First off, remember that being someone’s boyfriend or girlfriend does not mean you have to marry them or stay together forever. That will come up. For now, calling someone a boyfriend or girlfriend can be wonderful as well as scary; it’s normal to feel that way when you take that step!
While there is no exact science behind it, a generally accepted rule is that someone becomes a boyfriend or girlfriend after they have spent a lengthy amount of time with the other person and finds that the person not only is fun to be with and values their partner for who they are, but genuinely cares about the other person.
What are some positive experiences you have had with the other person? What made these times positive? Do you see yourself having more with them?
Have you been tested by a tough time and made it together? Have you worked through problems without blaming each other? Have you learned more about the other person and been able to grow beyond negative experiences? Have you felt supported and cared for? Have you given support?
Do you feel valued and respected for who you are? Do you let them express themselves as they want to? Are you able to discuss your relationship boundaries and change them together? Do you both feel like you contribute special parts of your personality to the relationship?
Do the qualities about the other person that first attracted you still matter? Are you still enjoying learning new things about them? Do you still get excited when you think about seeing them? Do you plan your next date way too early before the one you are on is even finished? Do they still laugh at your silly jokes? Do you still look past that one annoying thing they do and see everything else that makes you so happy?
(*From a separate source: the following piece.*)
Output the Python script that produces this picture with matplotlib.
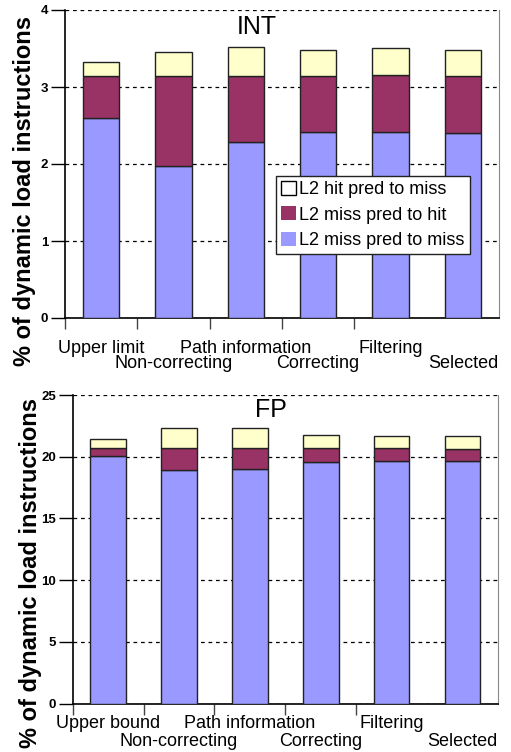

That’s a lot of questions! Fortunately, if you have answered yes to most of them, it’s a great sign you’re on your way to being able to take that next step to being boyfriend and girlfriend.
Remember! Deciding to call someone a boyfriend or girlfriend should feel GOOD and you should feel confident and SAFE with your decision. Feeling forced or pressured is NOT a sign of a healthy relationship! No relationship is decided by one person. You BOTH need to agree. If the other person says “no”, they may need more time to decide because they are overwhelmed in the moment. You can feel upset, but do not take it out on them! How would you react if you were the one who was asked? Don’t give up, keep calm, and try again after spending more time together.
Congratulations! You did it!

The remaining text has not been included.